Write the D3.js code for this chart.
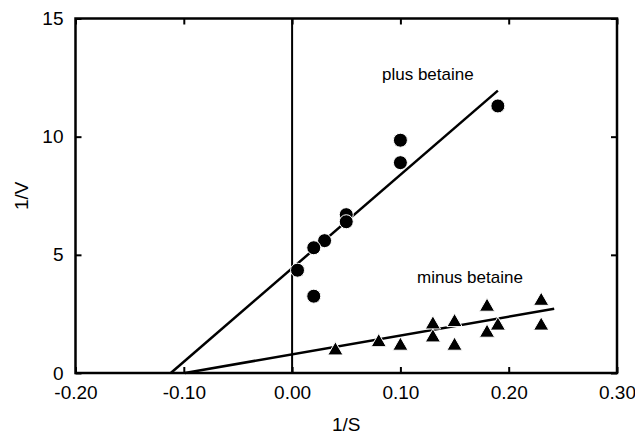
<!DOCTYPE html>
<html>
<head>
<meta charset="utf-8">
<script src="https://cdn.jsdelivr.net/npm/d3@7"></script>
<style>
  body { margin: 0; background: #fff; }
  text { font-family: "Liberation Sans", Arial, Helvetica, sans-serif; fill: #000; }
</style>
</head>
<body>
<svg width="635" height="434"></svg>
<script>
// tick values and labels
const xTicks = [-0.2, -0.1, 0, 0.1, 0.2, 0.3];
const xTickLabels = ["-0.20", "-0.10", "0.00", "0.10", "0.20", "0.30"];
const yTicks = [0, 5, 10, 15];
const yTickLabels = ["0", "5", "10", "15"];

// plus betaine (circles)
const plusS = [0.19, 0.10, 0.10, 0.05, 0.05, 0.03, 0.02, 0.005, 0.02];
const plusV = [11.3, 9.85, 8.9, 6.7, 6.4, 5.6, 5.3, 4.35, 3.25];
// fitted line end points [1/S, 1/V]
const plusFit = [[-0.112, 0], [0.19, 11.95]];

// minus betaine (triangles)
const minusS = [0.04, 0.08, 0.10, 0.13, 0.13, 0.15, 0.15, 0.18, 0.18, 0.19, 0.23, 0.23];
const minusV = [0.95, 1.3, 1.15, 2.05, 1.5, 2.15, 1.15, 2.8, 1.7, 2.0, 3.05, 2.0];
const minusFit = [[-0.099, 0], [0.242, 2.72]];

const svg = d3.select("svg");
const plotL = 75.5, plotR = 617, plotT = 18.5, plotB = 373;

const x = d3.scaleLinear().domain([-0.2, 0.3]).range([plotL, plotR]);
const y = d3.scaleLinear().domain([0, 15]).range([plotB, plotT]);

// axes with inward ticks on all four sides
svg.append("g")
  .attr("transform", `translate(0,${plotB})`)
  .call(d3.axisBottom(x).tickValues(xTicks).tickSize(-6).tickPadding(13)
    .tickFormat((d, i) => xTickLabels[i]));
svg.append("g")
  .attr("transform", `translate(0,${plotT})`)
  .call(d3.axisTop(x).tickValues(xTicks).tickSize(-6).tickFormat(""));
svg.append("g")
  .attr("transform", `translate(${plotL},0)`)
  .call(d3.axisLeft(y).tickValues(yTicks).tickSize(-6).tickPadding(12)
    .tickFormat((d, i) => yTickLabels[i]));
svg.append("g")
  .attr("transform", `translate(${plotR},0)`)
  .call(d3.axisRight(y).tickValues(yTicks).tickSize(-6).tickFormat(""));

svg.selectAll(".domain").remove();
svg.selectAll(".tick line").attr("stroke", "#000").attr("stroke-width", 2);
svg.selectAll(".tick text").style("font-size", "19px").attr("fill", "#000");

// frame
svg.append("rect")
  .attr("x", plotL).attr("y", plotT)
  .attr("width", plotR - plotL).attr("height", plotB - plotT)
  .attr("fill", "none").attr("stroke", "#000").attr("stroke-width", 2.5);

// vertical line at 1/S = 0
svg.append("line")
  .attr("x1", x(0)).attr("x2", x(0))
  .attr("y1", plotT).attr("y2", plotB)
  .attr("stroke", "#000").attr("stroke-width", 2);

// fitted lines
const line = d3.line().x(d => x(d[0])).y(d => y(d[1]));
svg.selectAll(".fit")
  .data([plusFit, minusFit])
  .join("path")
  .attr("class", "fit")
  .attr("d", line)
  .attr("fill", "none")
  .attr("stroke", "#000")
  .attr("stroke-width", 2.5);

// points
svg.selectAll(".plus")
  .data(plusS.map((s, i) => [s, plusV[i]]))
  .join("circle")
  .attr("class", "plus")
  .attr("cx", d => x(d[0]))
  .attr("cy", d => y(d[1]))
  .attr("r", 7)
  .attr("fill", "#000")
  .attr("stroke", "#fff")
  .attr("stroke-width", 1);

const tri = d3.symbol().type(d3.symbolTriangle).size(100);
svg.selectAll(".minus")
  .data(minusS.map((s, i) => [s, minusV[i]]))
  .join("path")
  .attr("class", "minus")
  .attr("d", tri)
  .attr("transform", d => `translate(${x(d[0])},${y(d[1])})`)
  .attr("fill", "#000")
  .attr("stroke", "#fff")
  .attr("stroke-width", 1);

// series labels
svg.append("text").attr("x", 382).attr("y", 80)
  .style("font-size", "17px").text("plus betaine");
svg.append("text").attr("x", 417).attr("y", 283)
  .style("font-size", "17px").text("minus betaine");

// axis titles
svg.append("text")
  .attr("x", (plotL + plotR) / 2).attr("y", 431)
  .attr("text-anchor", "middle")
  .style("font-size", "19px").text("1/S");
svg.append("text")
  .attr("transform", `translate(28,${(plotT + plotB) / 2}) rotate(-90)`)
  .attr("text-anchor", "middle")
  .style("font-size", "19px").text("1/V");
</script>
</body>
</html>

--- WHAT YOU ARE ASKED TO DO ---
Reproduce the whole listing exactly, but not the images in it.

--- RESULT OF THE EXERCISE ---
Write the D3.js code for this chart.
<!DOCTYPE html>
<html>
<head>
<meta charset="utf-8">
<script src="https://cdn.jsdelivr.net/npm/d3@7"></script>
<style>
  body { margin: 0; background: #fff; }
  text { font-family: "Liberation Sans", Arial, Helvetica, sans-serif; fill: #000; }
</style>
</head>
<body>
<svg width="635" height="434"></svg>
<script>
// tick values and labels
const xTicks = [-0.2, -0.1, 0, 0.1, 0.2, 0.3];
const xTickLabels = ["-0.20", "-0.10", "0.00", "0.10", "0.20", "0.30"];
const yTicks = [0, 5, 10, 15];
const yTickLabels = ["0", "5", "10", "15"];

// plus betaine (circles)
const plusS = [0.19, 0.10, 0.10, 0.05, 0.05, 0.03, 0.02, 0.005, 0.02];
const plusV = [11.3, 9.85, 8.9, 6.7, 6.4, 5.6, 5.3, 4.35, 3.25];
// fitted line end points [1/S, 1/V]
const plusFit = [[-0.112, 0], [0.19, 11.95]];

// minus betaine (triangles)
const minusS = [0.04, 0.08, 0.10, 0.13, 0.13, 0.15, 0.15, 0.18, 0.18, 0.19, 0.23, 0.23];
const minusV = [0.95, 1.3, 1.15, 2.05, 1.5, 2.15, 1.15, 2.8, 1.7, 2.0, 3.05, 2.0];
const minusFit = [[-0.099, 0], [0.242, 2.72]];

const svg = d3.select("svg");
const plotL = 75.5, plotR = 617, plotT = 18.5, plotB = 373;

const x = d3.scaleLinear().domain([-0.2, 0.3]).range([plotL, plotR]);
const y = d3.scaleLinear().domain([0, 15]).range([plotB, plotT]);

// axes with inward ticks on all four sides
svg.append("g")
  .attr("transform", `translate(0,${plotB})`)
  .call(d3.axisBottom(x).tickValues(xTicks).tickSize(-6).tickPadding(13)
    .tickFormat((d, i) => xTickLabels[i]));
svg.append("g")
  .attr("transform", `translate(0,${plotT})`)
  .call(d3.axisTop(x).tickValues(xTicks).tickSize(-6).tickFormat(""));
svg.append("g")
  .attr("transform", `translate(${plotL},0)`)
  .call(d3.axisLeft(y).tickValues(yTicks).tickSize(-6).tickPadding(12)
    .tickFormat((d, i) => yTickLabels[i]));
svg.append("g")
  .attr("transform", `translate(${plotR},0)`)
  .call(d3.axisRight(y).tickValues(yTicks).tickSize(-6).tickFormat(""));

svg.selectAll(".domain").remove();
svg.selectAll(".tick line").attr("stroke", "#000").attr("stroke-width", 2);
svg.selectAll(".tick text").style("font-size", "19px").attr("fill", "#000");

// frame
svg.append("rect")
  .attr("x", plotL).attr("y", plotT)
  .attr("width", plotR - plotL).attr("height", plotB - plotT)
  .attr("fill", "none").attr("stroke", "#000").attr("stroke-width", 2.5);

// vertical line at 1/S = 0
svg.append("line")
  .attr("x1", x(0)).attr("x2", x(0))
  .attr("y1", plotT).attr("y2", plotB)
  .attr("stroke", "#000").attr("stroke-width", 2);

// fitted lines
const line = d3.line().x(d => x(d[0])).y(d => y(d[1]));
svg.selectAll(".fit")
  .data([plusFit, minusFit])
  .join("path")
  .attr("class", "fit")
  .attr("d", line)
  .attr("fill", "none")
  .attr("stroke", "#000")
  .attr("stroke-width", 2.5);

// points
svg.selectAll(".plus")
  .data(plusS.map((s, i) => [s, plusV[i]]))
  .join("circle")
  .attr("class", "plus")
  .attr("cx", d => x(d[0]))
  .attr("cy", d => y(d[1]))
  .attr("r", 7)
  .attr("fill", "#000")
  .attr("stroke", "#fff")
  .attr("stroke-width", 1);

const tri = d3.symbol().type(d3.symbolTriangle).size(100);
svg.selectAll(".minus")
  .data(minusS.map((s, i) => [s, minusV[i]]))
  .join("path")
  .attr("class", "minus")
  .attr("d", tri)
  .attr("transform", d => `translate(${x(d[0])},${y(d[1])})`)
  .attr("fill", "#000")
  .attr("stroke", "#fff")
  .attr("stroke-width", 1);

// series labels
svg.append("text").attr("x", 382).attr("y", 80)
  .style("font-size", "17px").text("plus betaine");
svg.append("text").attr("x", 417).attr("y", 283)
  .style("font-size", "17px").text("minus betaine");

// axis titles
svg.append("text")
  .attr("x", (plotL + plotR) / 2).attr("y", 431)
  .attr("text-anchor", "middle")
  .style("font-size", "19px").text("1/S");
svg.append("text")
  .attr("transform", `translate(28,${(plotT + plotB) / 2}) rotate(-90)`)
  .attr("text-anchor", "middle")
  .style("font-size", "19px").text("1/V");
</script>
</body>
</html>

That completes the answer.